**DATA PROVIDED**
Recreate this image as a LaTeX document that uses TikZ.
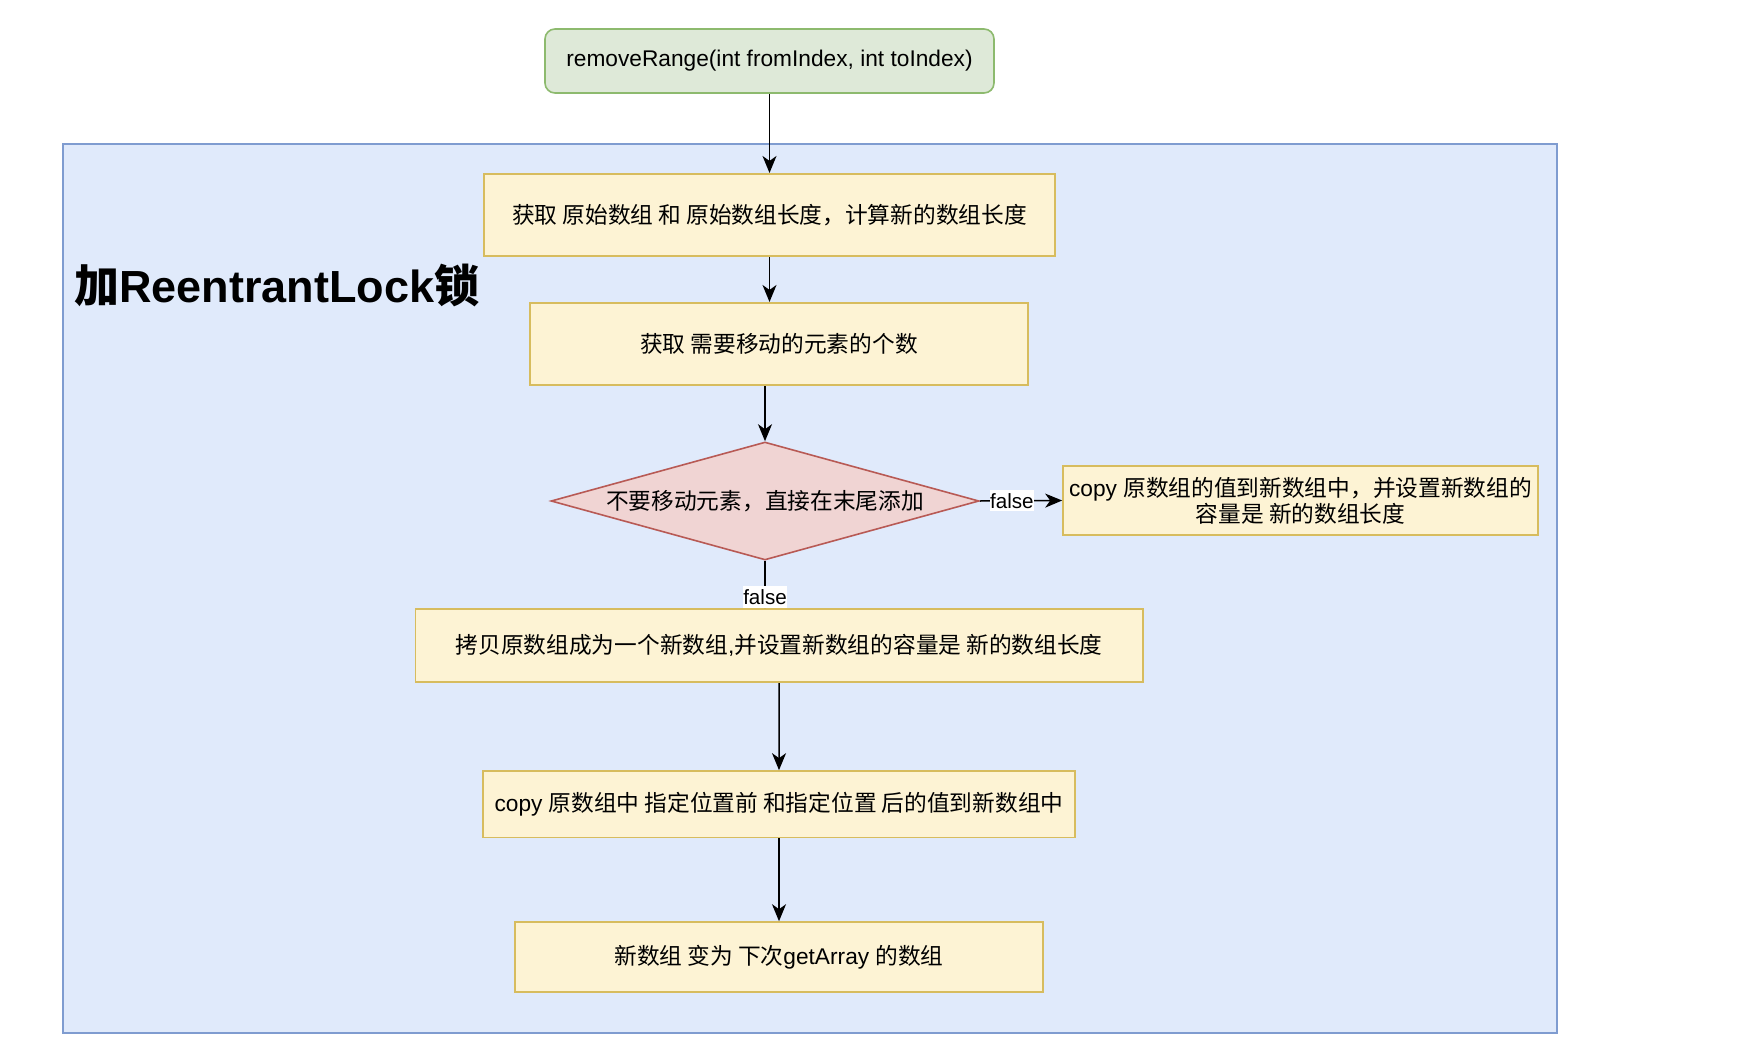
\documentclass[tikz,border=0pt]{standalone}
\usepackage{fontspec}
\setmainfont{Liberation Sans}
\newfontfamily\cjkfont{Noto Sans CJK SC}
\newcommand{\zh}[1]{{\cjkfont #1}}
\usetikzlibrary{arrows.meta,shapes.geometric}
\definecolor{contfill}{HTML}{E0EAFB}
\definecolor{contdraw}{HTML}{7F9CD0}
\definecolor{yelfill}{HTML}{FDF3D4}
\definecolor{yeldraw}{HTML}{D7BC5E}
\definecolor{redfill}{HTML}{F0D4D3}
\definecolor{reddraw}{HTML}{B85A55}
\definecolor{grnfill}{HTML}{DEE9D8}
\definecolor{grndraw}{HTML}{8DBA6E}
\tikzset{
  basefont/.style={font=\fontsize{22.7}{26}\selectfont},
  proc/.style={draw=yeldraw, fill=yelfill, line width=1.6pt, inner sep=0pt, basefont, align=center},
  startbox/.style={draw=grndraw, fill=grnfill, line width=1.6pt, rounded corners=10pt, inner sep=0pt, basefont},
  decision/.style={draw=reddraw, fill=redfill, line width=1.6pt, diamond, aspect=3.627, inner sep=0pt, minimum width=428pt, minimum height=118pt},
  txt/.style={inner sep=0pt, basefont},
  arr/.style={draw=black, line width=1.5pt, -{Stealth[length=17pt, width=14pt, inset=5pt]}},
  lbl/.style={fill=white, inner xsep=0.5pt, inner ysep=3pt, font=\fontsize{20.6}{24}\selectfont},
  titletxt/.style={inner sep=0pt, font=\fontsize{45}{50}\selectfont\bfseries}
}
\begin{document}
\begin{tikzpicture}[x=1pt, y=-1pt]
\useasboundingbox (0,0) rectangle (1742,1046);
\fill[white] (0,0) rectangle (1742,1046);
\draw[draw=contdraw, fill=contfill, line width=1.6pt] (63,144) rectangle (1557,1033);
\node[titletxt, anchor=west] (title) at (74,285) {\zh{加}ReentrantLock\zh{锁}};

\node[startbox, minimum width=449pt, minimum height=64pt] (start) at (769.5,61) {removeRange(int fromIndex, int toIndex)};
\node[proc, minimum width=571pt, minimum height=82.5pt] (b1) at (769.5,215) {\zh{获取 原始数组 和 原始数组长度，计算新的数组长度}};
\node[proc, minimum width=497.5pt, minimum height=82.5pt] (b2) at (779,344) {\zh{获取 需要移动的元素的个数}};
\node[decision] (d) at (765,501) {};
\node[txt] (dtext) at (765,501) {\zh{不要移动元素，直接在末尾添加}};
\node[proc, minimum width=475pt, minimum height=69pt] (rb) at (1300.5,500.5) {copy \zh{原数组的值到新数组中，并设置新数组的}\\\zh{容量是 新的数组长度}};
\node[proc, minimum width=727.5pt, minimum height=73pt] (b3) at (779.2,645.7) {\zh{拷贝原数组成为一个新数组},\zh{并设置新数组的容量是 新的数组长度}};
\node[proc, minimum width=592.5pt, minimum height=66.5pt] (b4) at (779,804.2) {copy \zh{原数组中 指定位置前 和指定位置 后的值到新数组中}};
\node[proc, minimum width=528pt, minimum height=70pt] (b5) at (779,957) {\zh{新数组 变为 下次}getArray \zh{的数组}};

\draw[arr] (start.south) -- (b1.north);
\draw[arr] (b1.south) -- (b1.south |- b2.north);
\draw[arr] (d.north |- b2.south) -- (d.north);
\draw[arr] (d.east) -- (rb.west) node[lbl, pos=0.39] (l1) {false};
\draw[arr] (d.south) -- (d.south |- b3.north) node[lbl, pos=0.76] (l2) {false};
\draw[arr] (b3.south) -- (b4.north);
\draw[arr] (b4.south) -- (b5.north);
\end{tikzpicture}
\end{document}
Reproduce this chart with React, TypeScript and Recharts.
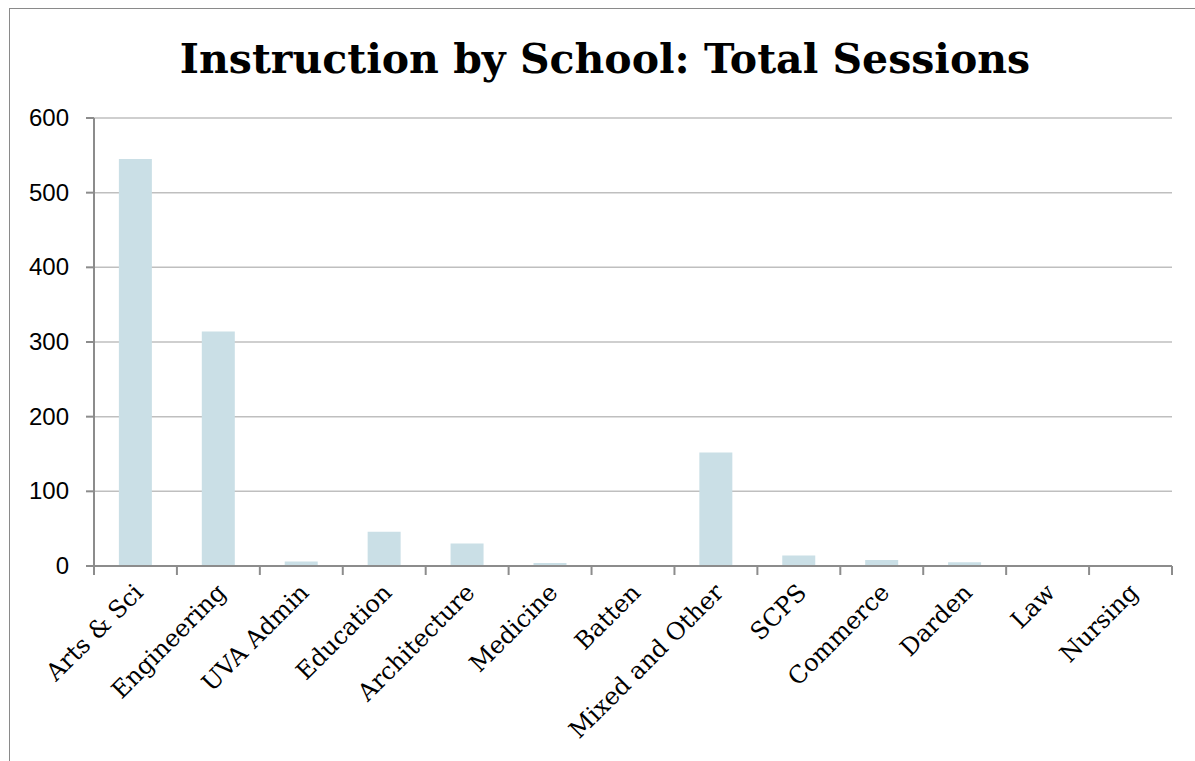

**YOUR TASK**
Verbatim reproduction of every record is required; images are left out.

**ANSWER FOR THIS EXERCISE**
Recreate this image as a LaTeX document that uses TikZ.
\documentclass[tikz,border=0pt]{standalone}
\usepackage{fontspec}
\setmainfont{Liberation Sans}
\newfontfamily\cjkfont{Noto Sans CJK SC}
\newcommand{\zh}[1]{{\cjkfont #1}}
\usetikzlibrary{arrows.meta,shapes.geometric}
\definecolor{contfill}{HTML}{E0EAFB}
\definecolor{contdraw}{HTML}{7F9CD0}
\definecolor{yelfill}{HTML}{FDF3D4}
\definecolor{yeldraw}{HTML}{D7BC5E}
\definecolor{redfill}{HTML}{F0D4D3}
\definecolor{reddraw}{HTML}{B85A55}
\definecolor{grnfill}{HTML}{DEE9D8}
\definecolor{grndraw}{HTML}{8DBA6E}
\tikzset{
  basefont/.style={font=\fontsize{22.7}{26}\selectfont},
  proc/.style={draw=yeldraw, fill=yelfill, line width=1.6pt, inner sep=0pt, basefont, align=center},
  startbox/.style={draw=grndraw, fill=grnfill, line width=1.6pt, rounded corners=10pt, inner sep=0pt, basefont},
  decision/.style={draw=reddraw, fill=redfill, line width=1.6pt, diamond, aspect=3.627, inner sep=0pt, minimum width=428pt, minimum height=118pt},
  txt/.style={inner sep=0pt, basefont},
  arr/.style={draw=black, line width=1.5pt, -{Stealth[length=17pt, width=14pt, inset=5pt]}},
  lbl/.style={fill=white, inner xsep=0.5pt, inner ysep=3pt, font=\fontsize{20.6}{24}\selectfont},
  titletxt/.style={inner sep=0pt, font=\fontsize{45}{50}\selectfont\bfseries}
}
\begin{document}
\begin{tikzpicture}[x=1pt, y=-1pt]
\useasboundingbox (0,0) rectangle (1742,1046);
\fill[white] (0,0) rectangle (1742,1046);
\draw[draw=contdraw, fill=contfill, line width=1.6pt] (63,144) rectangle (1557,1033);
\node[titletxt, anchor=west] (title) at (74,285) {\zh{加}ReentrantLock\zh{锁}};

\node[startbox, minimum width=449pt, minimum height=64pt] (start) at (769.5,61) {removeRange(int fromIndex, int toIndex)};
\node[proc, minimum width=571pt, minimum height=82.5pt] (b1) at (769.5,215) {\zh{获取 原始数组 和 原始数组长度，计算新的数组长度}};
\node[proc, minimum width=497.5pt, minimum height=82.5pt] (b2) at (779,344) {\zh{获取 需要移动的元素的个数}};
\node[decision] (d) at (765,501) {};
\node[txt] (dtext) at (765,501) {\zh{不要移动元素，直接在末尾添加}};
\node[proc, minimum width=475pt, minimum height=69pt] (rb) at (1300.5,500.5) {copy \zh{原数组的值到新数组中，并设置新数组的}\\\zh{容量是 新的数组长度}};
\node[proc, minimum width=727.5pt, minimum height=73pt] (b3) at (779.2,645.7) {\zh{拷贝原数组成为一个新数组},\zh{并设置新数组的容量是 新的数组长度}};
\node[proc, minimum width=592.5pt, minimum height=66.5pt] (b4) at (779,804.2) {copy \zh{原数组中 指定位置前 和指定位置 后的值到新数组中}};
\node[proc, minimum width=528pt, minimum height=70pt] (b5) at (779,957) {\zh{新数组 变为 下次}getArray \zh{的数组}};

\draw[arr] (start.south) -- (b1.north);
\draw[arr] (b1.south) -- (b1.south |- b2.north);
\draw[arr] (d.north |- b2.south) -- (d.north);
\draw[arr] (d.east) -- (rb.west) node[lbl, pos=0.39] (l1) {false};
\draw[arr] (d.south) -- (d.south |- b3.north) node[lbl, pos=0.76] (l2) {false};
\draw[arr] (b3.south) -- (b4.north);
\draw[arr] (b4.south) -- (b5.north);
\end{tikzpicture}
\end{document}
Reproduce this chart with React, TypeScript and Recharts.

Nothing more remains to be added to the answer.